Problem details
Quote all lines below exactly. Images stay out.

Data excerpt
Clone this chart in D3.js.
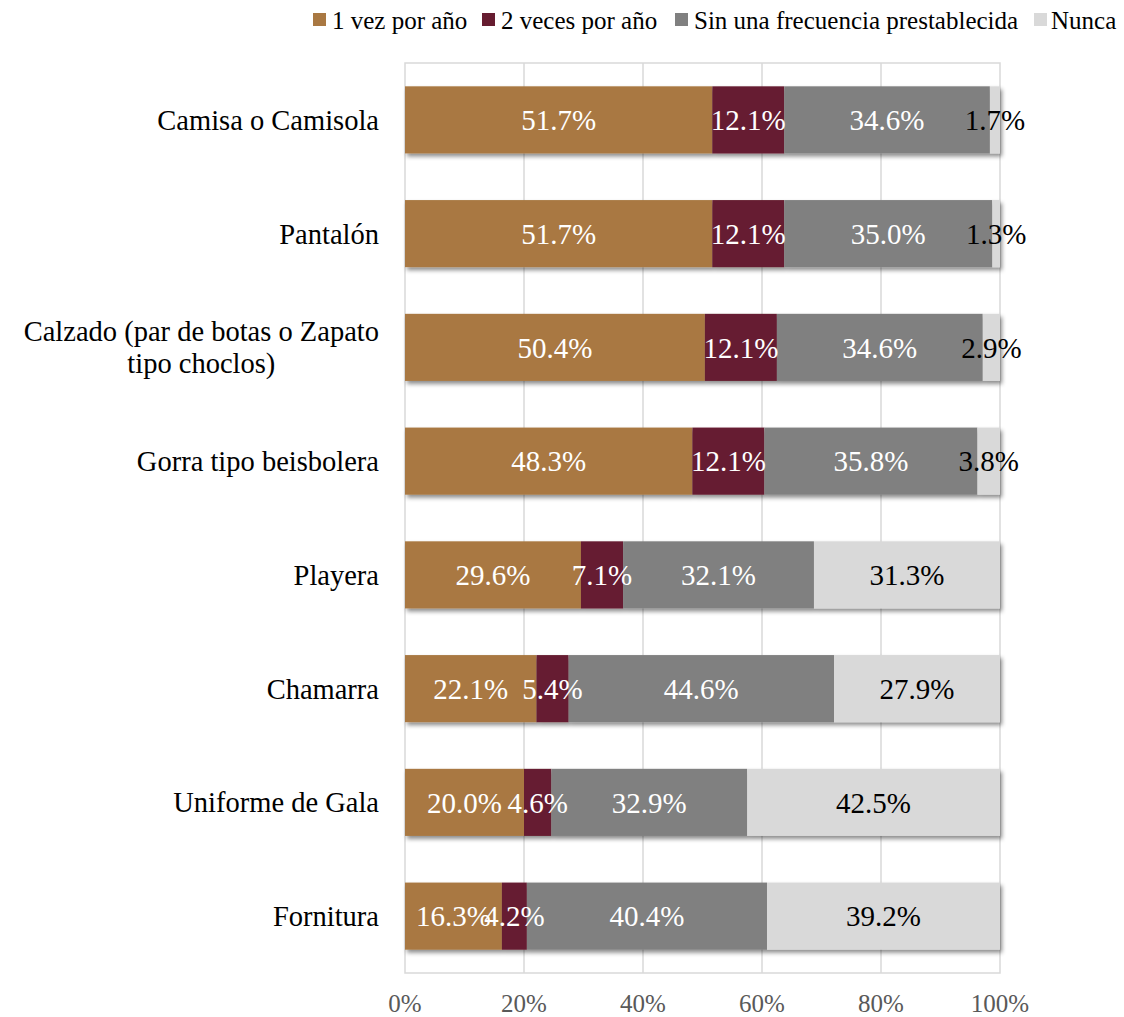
<!DOCTYPE html>
<html><head><meta charset="utf-8">
<script src="https://cdn.jsdelivr.net/npm/d3@7"></script>
<style>body{margin:0;background:#fff}svg{display:block}</style>
</head><body>
<svg id="c" width="1124" height="1017"></svg>
<script>
const categories = [["Camisa o Camisola"],["Pantalón"],["Calzado (par de botas o Zapato","tipo choclos)"],["Gorra tipo beisbolera"],["Playera"],["Chamarra"],["Uniforme de Gala"],["Fornitura"]];
const seriesNames = ["1 vez por año","2 veces por año","Sin una frecuencia prestablecida","Nunca"];
const vez1 =   [51.7,51.7,50.4,48.3,29.6,22.1,20.0,16.3];
const veces2 = [12.1,12.1,12.1,12.1,7.1,5.4,4.6,4.2];
const sinFrec =[34.6,35.0,34.6,35.8,32.1,44.6,32.9,40.4];
const nunca =  [1.7,1.3,2.9,3.8,31.3,27.9,42.5,39.2];
const tickLabels = ["0%","20%","40%","60%","80%","100%"];
const colors = ["#A97842","#661C30","#808080","#D9D9D9"];
const labelColors = ["#fff","#fff","#fff","#000"];

const svg = d3.select("#c");
const font = "'Liberation Serif', serif";
const L=405, R=1000, T=63, B=973;
const x = d3.scaleLinear().domain([0,1]).range([L,R]);
const y = d3.scaleBand().domain(d3.range(categories.length)).range([T,B]).paddingInner(0.41).paddingOuter(0.205);

const defs = svg.append("defs");
const f = defs.append("filter").attr("id","sh").attr("x","-5%").attr("y","-20%").attr("width","110%").attr("height","150%");
f.append("feDropShadow").attr("dx",2).attr("dy",3).attr("stdDeviation",2.2).attr("flood-color","#000").attr("flood-opacity",0.45);

// grid
svg.append("g").selectAll("line").data([0.2,0.4,0.6,0.8]).join("line")
  .attr("x1",d=>x(d)).attr("x2",d=>x(d)).attr("y1",T).attr("y2",B)
  .attr("stroke","#D9D9D9").attr("stroke-width",1.5);
svg.append("rect").attr("x",L).attr("y",T).attr("width",R-L).attr("height",B-T)
  .attr("fill","none").attr("stroke","#D9D9D9").attr("stroke-width",1.5);

const data = categories.map((c,i)=>({i, v:[vez1[i],veces2[i],sinFrec[i],nunca[i]]}));
const stack = d3.stack().keys([0,1,2,3]).value((d,k)=>d.v[k]).offset(d3.stackOffsetExpand);
const stacked = stack(data);

const gb = svg.append("g");
data.forEach((d,i)=>{
  const g = gb.append("g").attr("filter","url(#sh)");
  stacked.forEach((s,k)=>{
    g.append("rect").attr("x",x(s[i][0])).attr("width",x(s[i][1])-x(s[i][0]))
      .attr("y",y(i)).attr("height",y.bandwidth()).attr("fill",colors[k]);
  });
});
// data labels
stacked.forEach((s,k)=>{
  svg.append("g").selectAll("text").data(s).join("text")
    .attr("x",(d)=>(x(d[0])+x(d[1]))/2).attr("y",(d,i)=>y(i)+y.bandwidth()/2)
    .attr("dy","0.35em").attr("text-anchor","middle")
    .attr("font-family",font).attr("font-size",29).attr("fill",labelColors[k])
    .text((d,i)=>data[i].v[k].toFixed(1)+"%");
});

// category labels
categories.forEach((lines,i)=>{
  const cy = y(i)+y.bandwidth()/2;
  const t = svg.append("text").attr("font-family",font).attr("font-size",28.5).attr("fill","#000");
  const lh = 32;
  lines.forEach((ln,j)=>{
    t.append("tspan").attr("y", cy + (j-(lines.length-1)/2)*lh).attr("dy","0.35em").text(ln);
  });
  let maxW = 0;
  t.selectAll("tspan").each(function(){maxW=Math.max(maxW,this.getComputedTextLength());});
  if(lines.length>1){
    t.attr("text-anchor","middle").selectAll("tspan").attr("x",379-maxW/2);
  } else {
    t.attr("text-anchor","end").selectAll("tspan").attr("x",379);
  }
});

// x axis labels
svg.append("g").selectAll("text").data(tickLabels).join("text")
  .attr("x",(d,i)=>x(i/5)).attr("y",1003).attr("dy","0.35em").attr("text-anchor","middle")
  .attr("font-family",font).attr("font-size",25).attr("fill","#595959").text(d=>d);

// legend
const legX = [313,482,675,1034];
const lg = svg.append("g");
seriesNames.forEach((n,k)=>{
  lg.append("rect").attr("x",legX[k]).attr("y",13).attr("width",13).attr("height",13).attr("fill",colors[k]);
  lg.append("text").attr("x",legX[k]+(k===3?17:19)).attr("y",20).attr("dy","0.35em")
    .attr("font-family",font).attr("font-size",25).attr("fill","#000").text(n);
});
</script>
</body></html>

Exercise output
Clone this chart in D3.js.
<!DOCTYPE html>
<html><head><meta charset="utf-8">
<script src="https://cdn.jsdelivr.net/npm/d3@7"></script>
<style>body{margin:0;background:#fff}svg{display:block}</style>
</head><body>
<svg id="c" width="1124" height="1017"></svg>
<script>
const categories = [["Camisa o Camisola"],["Pantalón"],["Calzado (par de botas o Zapato","tipo choclos)"],["Gorra tipo beisbolera"],["Playera"],["Chamarra"],["Uniforme de Gala"],["Fornitura"]];
const seriesNames = ["1 vez por año","2 veces por año","Sin una frecuencia prestablecida","Nunca"];
const vez1 =   [51.7,51.7,50.4,48.3,29.6,22.1,20.0,16.3];
const veces2 = [12.1,12.1,12.1,12.1,7.1,5.4,4.6,4.2];
const sinFrec =[34.6,35.0,34.6,35.8,32.1,44.6,32.9,40.4];
const nunca =  [1.7,1.3,2.9,3.8,31.3,27.9,42.5,39.2];
const tickLabels = ["0%","20%","40%","60%","80%","100%"];
const colors = ["#A97842","#661C30","#808080","#D9D9D9"];
const labelColors = ["#fff","#fff","#fff","#000"];

const svg = d3.select("#c");
const font = "'Liberation Serif', serif";
const L=405, R=1000, T=63, B=973;
const x = d3.scaleLinear().domain([0,1]).range([L,R]);
const y = d3.scaleBand().domain(d3.range(categories.length)).range([T,B]).paddingInner(0.41).paddingOuter(0.205);

const defs = svg.append("defs");
const f = defs.append("filter").attr("id","sh").attr("x","-5%").attr("y","-20%").attr("width","110%").attr("height","150%");
f.append("feDropShadow").attr("dx",2).attr("dy",3).attr("stdDeviation",2.2).attr("flood-color","#000").attr("flood-opacity",0.45);

// grid
svg.append("g").selectAll("line").data([0.2,0.4,0.6,0.8]).join("line")
  .attr("x1",d=>x(d)).attr("x2",d=>x(d)).attr("y1",T).attr("y2",B)
  .attr("stroke","#D9D9D9").attr("stroke-width",1.5);
svg.append("rect").attr("x",L).attr("y",T).attr("width",R-L).attr("height",B-T)
  .attr("fill","none").attr("stroke","#D9D9D9").attr("stroke-width",1.5);

const data = categories.map((c,i)=>({i, v:[vez1[i],veces2[i],sinFrec[i],nunca[i]]}));
const stack = d3.stack().keys([0,1,2,3]).value((d,k)=>d.v[k]).offset(d3.stackOffsetExpand);
const stacked = stack(data);

const gb = svg.append("g");
data.forEach((d,i)=>{
  const g = gb.append("g").attr("filter","url(#sh)");
  stacked.forEach((s,k)=>{
    g.append("rect").attr("x",x(s[i][0])).attr("width",x(s[i][1])-x(s[i][0]))
      .attr("y",y(i)).attr("height",y.bandwidth()).attr("fill",colors[k]);
  });
});
// data labels
stacked.forEach((s,k)=>{
  svg.append("g").selectAll("text").data(s).join("text")
    .attr("x",(d)=>(x(d[0])+x(d[1]))/2).attr("y",(d,i)=>y(i)+y.bandwidth()/2)
    .attr("dy","0.35em").attr("text-anchor","middle")
    .attr("font-family",font).attr("font-size",29).attr("fill",labelColors[k])
    .text((d,i)=>data[i].v[k].toFixed(1)+"%");
});

// category labels
categories.forEach((lines,i)=>{
  const cy = y(i)+y.bandwidth()/2;
  const t = svg.append("text").attr("font-family",font).attr("font-size",28.5).attr("fill","#000");
  const lh = 32;
  lines.forEach((ln,j)=>{
    t.append("tspan").attr("y", cy + (j-(lines.length-1)/2)*lh).attr("dy","0.35em").text(ln);
  });
  let maxW = 0;
  t.selectAll("tspan").each(function(){maxW=Math.max(maxW,this.getComputedTextLength());});
  if(lines.length>1){
    t.attr("text-anchor","middle").selectAll("tspan").attr("x",379-maxW/2);
  } else {
    t.attr("text-anchor","end").selectAll("tspan").attr("x",379);
  }
});

// x axis labels
svg.append("g").selectAll("text").data(tickLabels).join("text")
  .attr("x",(d,i)=>x(i/5)).attr("y",1003).attr("dy","0.35em").attr("text-anchor","middle")
  .attr("font-family",font).attr("font-size",25).attr("fill","#595959").text(d=>d);

// legend
const legX = [313,482,675,1034];
const lg = svg.append("g");
seriesNames.forEach((n,k)=>{
  lg.append("rect").attr("x",legX[k]).attr("y",13).attr("width",13).attr("height",13).attr("fill",colors[k]);
  lg.append("text").attr("x",legX[k]+(k===3?17:19)).attr("y",20).attr("dy","0.35em")
    .attr("font-family",font).attr("font-size",25).attr("fill","#000").text(n);
});
</script>
</body></html>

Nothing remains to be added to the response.